Task instructions :: Of the records that follow, copy only the lines from the line containing "Clone this chart in seaborn and matplotlib." to the line containing "import seaborn as sns", both included, exactly as written.

:::::

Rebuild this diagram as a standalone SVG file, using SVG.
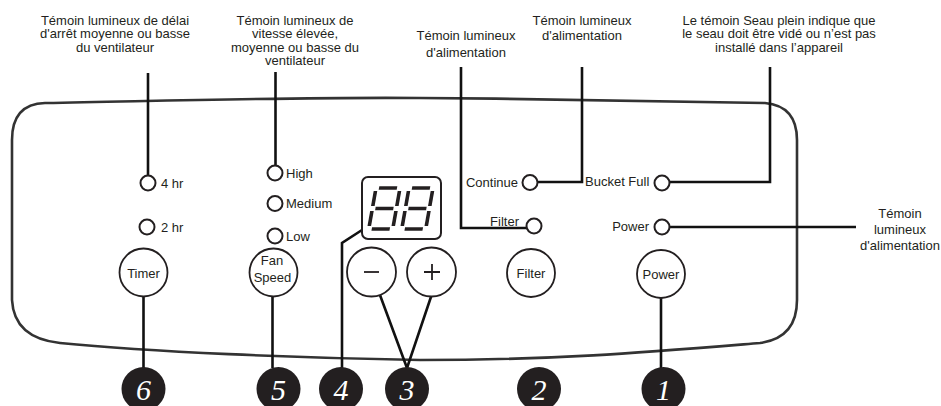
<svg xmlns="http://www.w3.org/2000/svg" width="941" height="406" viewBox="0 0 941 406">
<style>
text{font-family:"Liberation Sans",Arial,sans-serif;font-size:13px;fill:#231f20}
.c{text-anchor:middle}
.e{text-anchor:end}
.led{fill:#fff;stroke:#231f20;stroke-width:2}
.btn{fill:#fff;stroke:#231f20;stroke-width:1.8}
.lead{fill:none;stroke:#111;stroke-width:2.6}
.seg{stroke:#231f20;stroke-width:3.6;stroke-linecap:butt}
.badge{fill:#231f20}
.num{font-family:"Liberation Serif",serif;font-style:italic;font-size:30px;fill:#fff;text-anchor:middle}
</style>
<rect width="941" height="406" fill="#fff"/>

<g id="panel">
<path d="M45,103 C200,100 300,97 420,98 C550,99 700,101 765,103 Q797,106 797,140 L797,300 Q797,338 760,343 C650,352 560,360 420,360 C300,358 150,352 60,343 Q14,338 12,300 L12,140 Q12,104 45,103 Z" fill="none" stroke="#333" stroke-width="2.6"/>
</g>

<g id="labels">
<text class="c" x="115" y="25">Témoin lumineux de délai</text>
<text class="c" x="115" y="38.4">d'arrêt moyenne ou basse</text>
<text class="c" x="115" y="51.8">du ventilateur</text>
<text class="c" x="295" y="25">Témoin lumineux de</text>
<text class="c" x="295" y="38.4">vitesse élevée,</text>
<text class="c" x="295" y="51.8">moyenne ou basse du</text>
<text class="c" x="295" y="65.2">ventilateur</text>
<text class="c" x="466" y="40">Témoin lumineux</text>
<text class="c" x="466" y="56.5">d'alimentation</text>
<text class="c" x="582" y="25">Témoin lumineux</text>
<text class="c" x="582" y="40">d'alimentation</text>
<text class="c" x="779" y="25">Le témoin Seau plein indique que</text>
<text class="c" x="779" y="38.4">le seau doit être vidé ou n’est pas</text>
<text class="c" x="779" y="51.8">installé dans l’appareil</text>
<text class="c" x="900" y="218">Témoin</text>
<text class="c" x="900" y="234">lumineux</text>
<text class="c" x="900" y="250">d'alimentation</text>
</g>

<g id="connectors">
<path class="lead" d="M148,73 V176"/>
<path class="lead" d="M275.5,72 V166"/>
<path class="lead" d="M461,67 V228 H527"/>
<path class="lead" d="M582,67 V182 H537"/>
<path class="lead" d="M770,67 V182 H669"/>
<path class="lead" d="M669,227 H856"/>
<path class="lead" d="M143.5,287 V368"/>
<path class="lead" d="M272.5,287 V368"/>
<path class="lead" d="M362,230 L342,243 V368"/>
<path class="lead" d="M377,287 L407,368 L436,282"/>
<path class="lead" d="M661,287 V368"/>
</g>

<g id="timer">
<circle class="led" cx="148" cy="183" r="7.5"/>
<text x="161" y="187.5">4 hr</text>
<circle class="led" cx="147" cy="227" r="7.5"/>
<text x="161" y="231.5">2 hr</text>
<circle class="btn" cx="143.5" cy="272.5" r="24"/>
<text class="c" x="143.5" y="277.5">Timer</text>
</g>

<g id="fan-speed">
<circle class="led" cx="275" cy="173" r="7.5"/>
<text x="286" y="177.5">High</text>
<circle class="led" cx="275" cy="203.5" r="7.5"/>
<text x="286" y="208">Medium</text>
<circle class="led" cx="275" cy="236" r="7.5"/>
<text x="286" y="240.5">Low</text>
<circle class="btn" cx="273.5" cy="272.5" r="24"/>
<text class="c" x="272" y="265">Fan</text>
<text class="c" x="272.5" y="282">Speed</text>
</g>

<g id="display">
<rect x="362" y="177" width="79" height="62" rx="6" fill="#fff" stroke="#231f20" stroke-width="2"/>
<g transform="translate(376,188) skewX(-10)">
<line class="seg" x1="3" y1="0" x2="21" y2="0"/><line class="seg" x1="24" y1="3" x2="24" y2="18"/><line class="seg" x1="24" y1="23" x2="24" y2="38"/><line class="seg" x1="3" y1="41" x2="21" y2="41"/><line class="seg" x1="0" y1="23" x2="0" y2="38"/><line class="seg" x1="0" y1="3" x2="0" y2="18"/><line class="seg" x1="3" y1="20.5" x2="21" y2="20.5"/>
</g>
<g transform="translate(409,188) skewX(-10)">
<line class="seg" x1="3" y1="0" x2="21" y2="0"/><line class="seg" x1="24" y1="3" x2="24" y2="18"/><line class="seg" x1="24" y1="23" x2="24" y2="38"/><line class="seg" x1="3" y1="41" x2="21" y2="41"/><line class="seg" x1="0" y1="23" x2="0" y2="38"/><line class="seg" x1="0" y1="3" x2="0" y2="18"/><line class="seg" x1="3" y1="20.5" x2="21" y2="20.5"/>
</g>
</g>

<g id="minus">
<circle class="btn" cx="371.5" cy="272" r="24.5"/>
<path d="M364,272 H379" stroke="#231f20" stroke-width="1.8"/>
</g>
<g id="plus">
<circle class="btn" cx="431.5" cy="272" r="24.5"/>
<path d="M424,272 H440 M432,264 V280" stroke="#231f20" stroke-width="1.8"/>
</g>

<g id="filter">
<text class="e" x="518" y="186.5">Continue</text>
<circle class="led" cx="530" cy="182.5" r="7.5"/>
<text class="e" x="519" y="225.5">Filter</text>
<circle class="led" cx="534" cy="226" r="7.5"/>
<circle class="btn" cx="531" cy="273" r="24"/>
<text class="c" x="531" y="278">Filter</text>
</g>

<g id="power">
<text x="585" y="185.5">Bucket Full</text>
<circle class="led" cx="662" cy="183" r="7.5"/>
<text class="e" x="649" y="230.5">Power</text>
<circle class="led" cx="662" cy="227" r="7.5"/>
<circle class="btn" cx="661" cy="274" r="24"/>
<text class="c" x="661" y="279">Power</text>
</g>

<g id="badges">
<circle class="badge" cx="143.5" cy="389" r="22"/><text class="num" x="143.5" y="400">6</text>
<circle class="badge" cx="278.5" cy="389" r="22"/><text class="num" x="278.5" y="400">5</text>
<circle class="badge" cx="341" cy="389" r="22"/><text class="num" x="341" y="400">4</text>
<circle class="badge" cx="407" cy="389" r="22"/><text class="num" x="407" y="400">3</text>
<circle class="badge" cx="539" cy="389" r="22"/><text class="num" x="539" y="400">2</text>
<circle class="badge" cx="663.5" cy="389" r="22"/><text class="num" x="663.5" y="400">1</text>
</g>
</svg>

:::::

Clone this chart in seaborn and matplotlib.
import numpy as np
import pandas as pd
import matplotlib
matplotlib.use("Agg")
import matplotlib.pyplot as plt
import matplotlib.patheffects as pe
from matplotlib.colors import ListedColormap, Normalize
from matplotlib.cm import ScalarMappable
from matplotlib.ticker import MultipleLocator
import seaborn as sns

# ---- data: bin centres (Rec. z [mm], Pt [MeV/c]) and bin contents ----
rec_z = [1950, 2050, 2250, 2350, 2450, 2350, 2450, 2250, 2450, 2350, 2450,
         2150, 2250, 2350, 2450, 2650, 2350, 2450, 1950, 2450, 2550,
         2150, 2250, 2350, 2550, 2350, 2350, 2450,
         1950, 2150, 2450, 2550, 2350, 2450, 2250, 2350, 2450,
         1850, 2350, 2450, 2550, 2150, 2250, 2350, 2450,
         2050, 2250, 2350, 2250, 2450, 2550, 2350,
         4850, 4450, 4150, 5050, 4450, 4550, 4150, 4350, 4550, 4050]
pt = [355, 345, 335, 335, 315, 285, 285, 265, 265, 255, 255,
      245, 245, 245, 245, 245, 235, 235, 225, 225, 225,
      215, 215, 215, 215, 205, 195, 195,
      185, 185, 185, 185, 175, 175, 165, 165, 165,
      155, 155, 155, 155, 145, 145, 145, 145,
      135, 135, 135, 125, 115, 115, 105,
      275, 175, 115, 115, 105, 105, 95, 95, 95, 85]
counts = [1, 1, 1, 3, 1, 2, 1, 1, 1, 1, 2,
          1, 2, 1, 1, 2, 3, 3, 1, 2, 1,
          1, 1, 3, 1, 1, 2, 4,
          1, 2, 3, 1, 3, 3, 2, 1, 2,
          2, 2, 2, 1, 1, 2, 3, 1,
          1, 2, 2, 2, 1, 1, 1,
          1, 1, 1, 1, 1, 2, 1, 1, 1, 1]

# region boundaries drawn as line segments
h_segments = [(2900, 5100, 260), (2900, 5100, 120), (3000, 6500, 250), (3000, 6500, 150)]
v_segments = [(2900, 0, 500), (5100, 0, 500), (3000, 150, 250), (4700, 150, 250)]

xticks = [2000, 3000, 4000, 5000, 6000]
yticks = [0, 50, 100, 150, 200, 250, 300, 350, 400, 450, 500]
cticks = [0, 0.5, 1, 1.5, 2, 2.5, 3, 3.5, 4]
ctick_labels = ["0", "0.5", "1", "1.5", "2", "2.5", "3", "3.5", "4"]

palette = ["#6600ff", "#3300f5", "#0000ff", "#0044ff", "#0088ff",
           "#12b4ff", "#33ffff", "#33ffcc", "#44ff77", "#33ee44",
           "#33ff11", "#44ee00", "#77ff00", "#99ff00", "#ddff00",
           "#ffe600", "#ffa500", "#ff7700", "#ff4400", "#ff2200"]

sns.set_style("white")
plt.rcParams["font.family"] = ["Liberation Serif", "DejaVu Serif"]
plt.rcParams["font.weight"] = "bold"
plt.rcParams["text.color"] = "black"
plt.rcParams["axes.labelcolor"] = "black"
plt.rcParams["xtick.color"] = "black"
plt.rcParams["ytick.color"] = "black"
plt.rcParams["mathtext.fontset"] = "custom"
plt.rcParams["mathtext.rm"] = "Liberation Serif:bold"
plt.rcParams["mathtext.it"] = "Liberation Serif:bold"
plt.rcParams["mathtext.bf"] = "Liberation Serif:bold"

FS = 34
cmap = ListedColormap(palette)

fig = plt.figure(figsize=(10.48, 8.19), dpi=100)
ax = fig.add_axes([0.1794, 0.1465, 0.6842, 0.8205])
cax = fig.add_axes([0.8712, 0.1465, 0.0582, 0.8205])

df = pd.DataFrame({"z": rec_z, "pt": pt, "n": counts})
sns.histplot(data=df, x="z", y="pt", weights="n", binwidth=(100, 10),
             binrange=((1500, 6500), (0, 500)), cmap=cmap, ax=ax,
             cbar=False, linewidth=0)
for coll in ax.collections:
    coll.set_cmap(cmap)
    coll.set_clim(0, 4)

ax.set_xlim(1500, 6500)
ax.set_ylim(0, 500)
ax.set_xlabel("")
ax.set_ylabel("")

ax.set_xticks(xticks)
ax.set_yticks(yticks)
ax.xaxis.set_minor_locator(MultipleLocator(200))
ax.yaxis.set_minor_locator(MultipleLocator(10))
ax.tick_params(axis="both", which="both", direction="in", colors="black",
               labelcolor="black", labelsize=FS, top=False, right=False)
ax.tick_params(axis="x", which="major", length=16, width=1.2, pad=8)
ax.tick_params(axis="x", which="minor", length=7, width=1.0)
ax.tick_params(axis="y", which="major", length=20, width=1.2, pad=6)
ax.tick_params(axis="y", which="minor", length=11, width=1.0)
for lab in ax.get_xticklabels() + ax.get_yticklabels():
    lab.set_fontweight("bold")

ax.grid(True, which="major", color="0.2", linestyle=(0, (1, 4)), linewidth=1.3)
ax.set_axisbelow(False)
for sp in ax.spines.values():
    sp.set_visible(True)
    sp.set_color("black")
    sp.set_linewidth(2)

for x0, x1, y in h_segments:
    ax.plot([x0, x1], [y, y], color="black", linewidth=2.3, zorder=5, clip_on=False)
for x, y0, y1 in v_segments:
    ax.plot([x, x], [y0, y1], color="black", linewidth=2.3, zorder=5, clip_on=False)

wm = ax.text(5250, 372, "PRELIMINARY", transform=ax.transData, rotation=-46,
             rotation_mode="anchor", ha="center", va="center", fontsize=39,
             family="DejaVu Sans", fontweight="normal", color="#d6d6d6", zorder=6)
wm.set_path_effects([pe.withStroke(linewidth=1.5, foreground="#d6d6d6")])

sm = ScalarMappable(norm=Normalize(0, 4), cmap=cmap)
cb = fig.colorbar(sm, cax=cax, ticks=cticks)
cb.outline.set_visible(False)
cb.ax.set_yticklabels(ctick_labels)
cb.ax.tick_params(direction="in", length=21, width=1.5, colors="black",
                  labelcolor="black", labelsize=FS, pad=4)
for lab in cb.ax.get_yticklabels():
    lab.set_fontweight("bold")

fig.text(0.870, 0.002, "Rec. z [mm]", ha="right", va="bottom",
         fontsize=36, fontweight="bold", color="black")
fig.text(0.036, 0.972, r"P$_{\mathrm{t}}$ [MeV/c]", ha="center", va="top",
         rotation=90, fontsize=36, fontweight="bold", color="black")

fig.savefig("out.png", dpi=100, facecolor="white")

:::::

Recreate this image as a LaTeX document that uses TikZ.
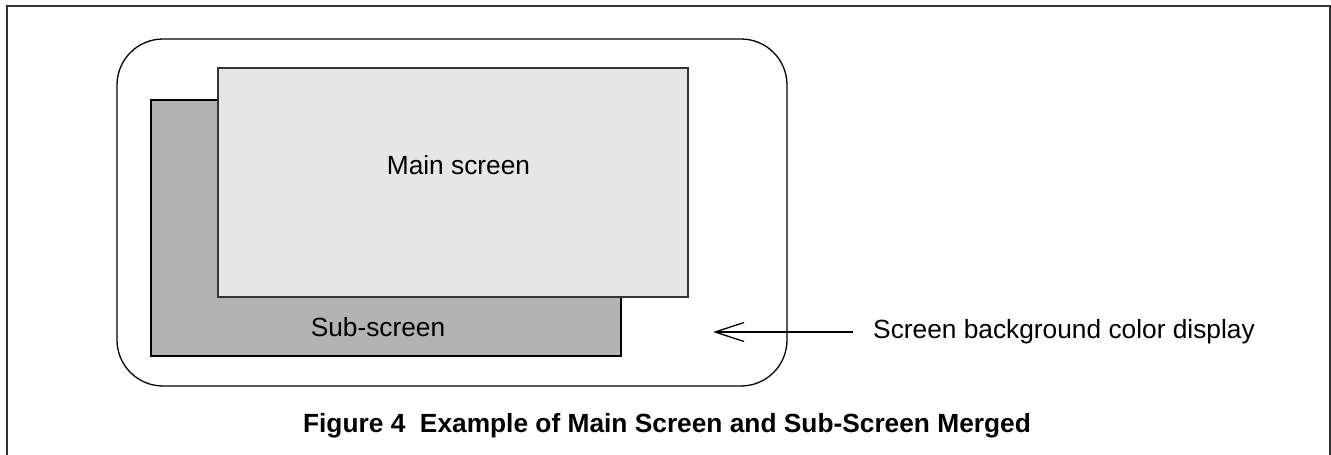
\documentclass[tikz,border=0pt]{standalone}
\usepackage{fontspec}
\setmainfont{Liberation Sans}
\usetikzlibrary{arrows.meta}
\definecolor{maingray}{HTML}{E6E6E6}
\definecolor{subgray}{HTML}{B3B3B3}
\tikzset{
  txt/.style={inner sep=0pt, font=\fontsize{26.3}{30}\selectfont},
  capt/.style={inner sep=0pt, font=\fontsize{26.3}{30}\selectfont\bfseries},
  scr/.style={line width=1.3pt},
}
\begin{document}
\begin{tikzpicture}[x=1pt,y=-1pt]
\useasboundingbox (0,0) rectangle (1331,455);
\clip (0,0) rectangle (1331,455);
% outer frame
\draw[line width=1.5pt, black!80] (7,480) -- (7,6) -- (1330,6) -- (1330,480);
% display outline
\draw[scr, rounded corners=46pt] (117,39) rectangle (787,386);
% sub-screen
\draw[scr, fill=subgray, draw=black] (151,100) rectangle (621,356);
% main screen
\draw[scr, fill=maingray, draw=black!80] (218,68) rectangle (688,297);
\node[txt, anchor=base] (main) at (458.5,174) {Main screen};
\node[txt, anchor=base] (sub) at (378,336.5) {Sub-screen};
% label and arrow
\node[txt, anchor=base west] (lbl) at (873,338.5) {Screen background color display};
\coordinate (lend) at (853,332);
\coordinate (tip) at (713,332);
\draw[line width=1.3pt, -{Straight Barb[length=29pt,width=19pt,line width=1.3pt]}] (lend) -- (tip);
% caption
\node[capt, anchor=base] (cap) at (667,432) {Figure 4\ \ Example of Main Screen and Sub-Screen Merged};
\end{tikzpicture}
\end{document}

:::::

Result for this task ::
Clone this chart in seaborn and matplotlib.
import numpy as np
import pandas as pd
import matplotlib
matplotlib.use("Agg")
import matplotlib.pyplot as plt
import matplotlib.patheffects as pe
from matplotlib.colors import ListedColormap, Normalize
from matplotlib.cm import ScalarMappable
from matplotlib.ticker import MultipleLocator
import seaborn as sns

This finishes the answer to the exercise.